No limite, "Sniper americano" sai-se bem em ambos os objetivos, ainda que sem honras civis ou militares: Clint Eastwood sabe filmar (preste atenção na cena do conflito durante uma tempestade de areia), sabe ordenar uma narrativa para criar tensão e, sobretudo, sabe jogar para a torcida e ganhar a adesão do espectador. E também da Academia de Artes e Ciências Cinematográficas de Hollywood. "Sniper americano" concorre em seis categorias no Oscar, incluindo melhor filme e melhor ator para Bradley Cooper.

O diretor ainda empreende algum esforço para fazer "Sniper americano" parecer pior do que é. O rival do herói, por exemplo, surge como uma figura constrangedora. Ex-campeão olímpico de tiro pela Síria, ele resolveu virar franco-atirador e, em cena, mostra ter noções avançadas de les parkour, saltando de telhado em telhado por uma Bagdá tomada por disparos e explosões. E, antes de sair para o serviço, este inimigo-atleta amarra faixa na cabeça à Sylvester Stallone. É uma caricatura tão imbecil que, pela lógica muito própria do filme, não ficaria mal se a senhora do sujeito fosse a Miss Iraque 2001.

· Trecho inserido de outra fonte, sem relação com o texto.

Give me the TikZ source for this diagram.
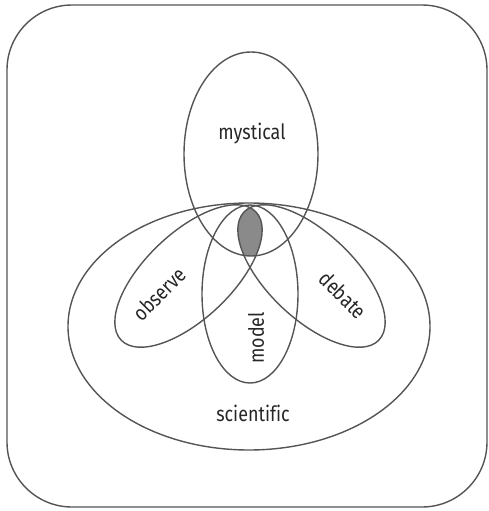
\documentclass[tikz,border=0pt]{standalone}
\usepackage{fontspec}
\setsansfont[FakeStretch=0.85, Ligatures=NoCommon]{Fira Sans}
\usetikzlibrary{positioning}
\definecolor{venngray}{HTML}{555555}
\definecolor{coreshade}{HTML}{8A8A8A}
\tikzset{
    venn frame/.style={draw=venngray, line width=0.8pt, rounded corners=1.3cm},
    venn set/.style={draw=venngray, line width=0.8pt},
    venn core/.style={fill=coreshade},
    venn label/.style={font=\sffamily\large, text=black!85, inner sep=1pt}
}

\begin{document}
\begin{tikzpicture}[x=0.02cm, y=-0.02cm]
\useasboundingbox (0,0) rectangle (489,511);

% Frame
\draw[venn frame] (7,5) rectangle (487,507);

% Shared core of all sets
\begin{scope}
  \clip (251,154) ellipse [x radius=67, y radius=102];
  \clip (188.5,276) ellipse [x radius=93, y radius=43, rotate=43.5];
  \clip (311.5,276) ellipse [x radius=93, y radius=43, rotate=-43.5];
  \fill[venn core] (250,294) ellipse [x radius=48, y radius=89];
\end{scope}

% Sets
\draw[venn set] (251,154) ellipse [x radius=67, y radius=102];
\draw[venn set] (249,326.5) ellipse [x radius=181, y radius=123.5];
\draw[venn set] (188.5,276) ellipse [x radius=93, y radius=43, rotate=43.5];
\draw[venn set] (311.5,276) ellipse [x radius=93, y radius=43, rotate=-43.5];
\draw[venn set] (250,294) ellipse [x radius=48, y radius=89];

% Labels
\node[venn label] (mystical) at (252,134) {mystical};
\node[venn label, rotate=45] (observe) at (159,294) {observe};
\node[venn label, rotate=-45] (debate) at (343,295) {debate};
\node[venn label, rotate=90] (model) at (256,338) {model};
\node[venn label] (scientific) at (253,413) {scientific};
\end{tikzpicture}
\end{document}
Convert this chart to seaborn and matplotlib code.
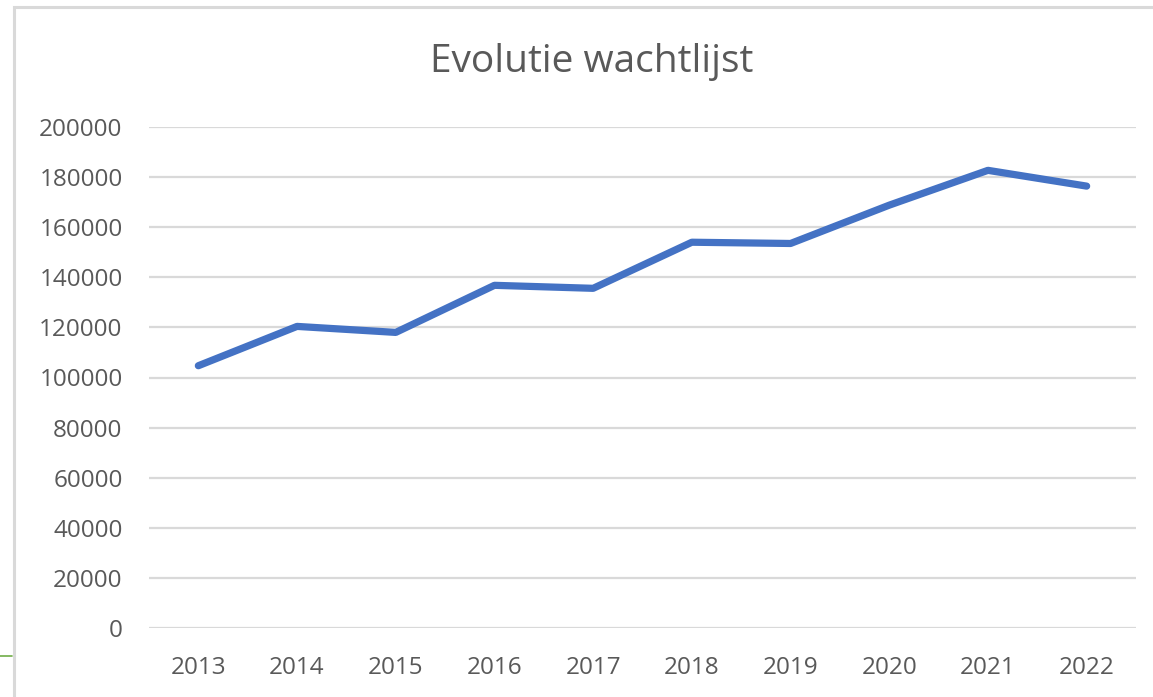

E Chris Kyle, tirando seu aguçado senso de dever e obediência, não é lá grande coisa. Seu senso geopolítico é pré-escolar. Ex-caubói texano, ele se alista tardiamente, em torno dos 30 anos de idade. Ainda no início, alguém pergunta: "Mas por que você quer ir para o Iraque defender o seu país?". A resposta: "Porque é o melhor país do mundo". Seria mais eloquente se dissesse algo como: "Amo a América pois ela deu ao mundo o cheese burger e a Beyoncé".

Mesmo assim, é possível torcer para este homem que é escravo (voluntário) do próprio dom. Se no começo ele mata porque a vida (a guerra) é assim e não importa se são crianças ou mulheres, pouco a pouco vai sendo apresentado o efeito colateral da postura. Kyle volta para a casa e não consegue se vincular à esposa e aos filhos pequenos. Tem mais jeito com fuzis do que com bebês. E fica com a pressão alta. Sim: Eastwood está simplório ("Guerra ao terror", com o mesmo tema, é mais filme), mas dá sentido à decadência e à desumanidade do sniper. E ele teimará em restituir a própria humanidade.

É justo, ou obrigatório, reconhecer a parcialidade da visão de "Sniper americano". E reconhecer que o filme é menor que seu criador. Eastwood, afinal, carrega o status merecido de ser um dos maiores de todos os cineastas. Assinou "Um mundo perfeito", "Gran Torino", "Menina de ouro". E, já que estamos falando de faroeste, assinou "Os imperdoáveis", no qual um pistoleiro já velho explica a um jovem o que significa matar alguém: "É tirar tudo o que ele tem e tudo o que ele alguma vez terá".
"Sniper americano" não chega a este tipo de franqueza e reflexão. Mas não se pode ignorar que aqui Eastwood, como de hábito, reconhece a violência e depois a enfrenta. Do contrário, a cena mais emocionante de todo o filme não seria aquela em que o Chris Kyle torce para evitar exercer seu ofício e abrir mão de puxar o gatilho.